Mark Campbell | 12 comments Hi Marie

It's good to know there are other Clare McNally fans out there. I have been a huge Clare fan for years. Since the 1980s. I have about 8 of her books. I love re-reading them. They are a delight to me and are a great inspiration to me as a horror writer who likes to delve into the world of ghosts.

Mark


message 31: by Carrie (new)

Carrie  (icanhasbooks) | 79 comments Marie wrote: "Carrie wrote: "It makes me happy to see someone recommend Clare McNally.."

Thank you, Carrie! I read Ghost House and Ghost House Revenge which both were excellent books. The atmospheric haunting w..."

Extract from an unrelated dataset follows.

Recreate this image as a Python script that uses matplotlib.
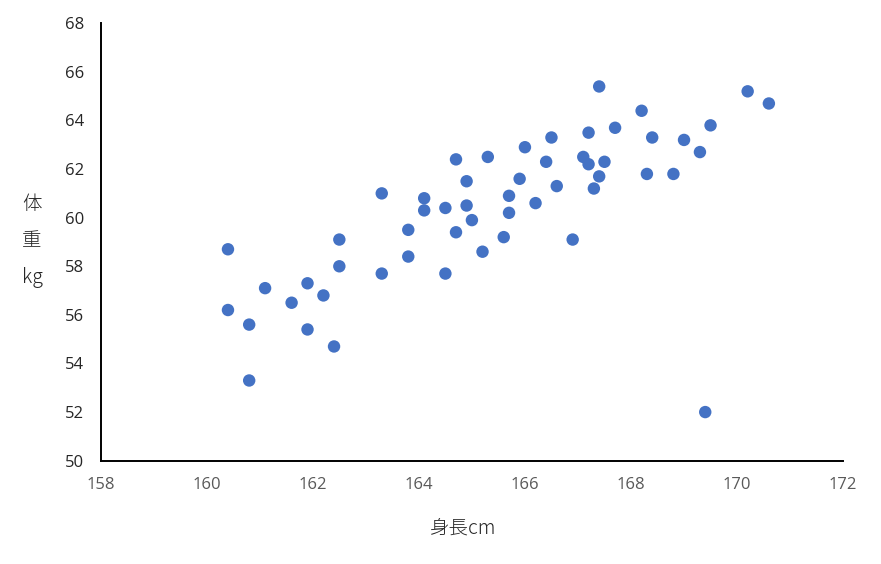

My favorite of hers is Somebody Come and Play, it's actually one of my childhood/teen years favs. I discovered it in the 90s and that was my introduction to her.


message 32: by Mark (new)

Mark Campbell | 12 comments Hi Carrie

Yes, I love that one as well. I discovered Clare's novels the best part of 40 years ago and I still love them. In fact I am thinking of re-reading them quite soon. I was probably about eighteen when I first came across her novels but they still touch me all these years later. I know some people say Clare's work is best suited for the teenage market but I think anyone of any age can enjoy them. To me they are timeless.

Mark


message 33: by Carrie (new)

Carrie  (icanhasbooks) | 79 comments I bid on a box of most of her books on ebay many many moons ago, still actually haven't read them all yet.


message 34: by Mark (new)

Mark Campbell | 12 comments Anyone here come across Margery Lawrence? I have three ghost story collections by her. They were limited edition volumes. She wrote these collections in the 1920s and 1930s. My favourite collection was her first: 'Nights of the roundtable.' Her ghost stories are fabulous. They have such a wonderful atmosphere and some great twists. I highly recommend her work to any reader out there who would like a good ghost story.


message 35: by Bruce (new)

Bruce | 340 comments I loved The Turn of the Screw by Henry James by Henry James . There is a bit of mystery at the end.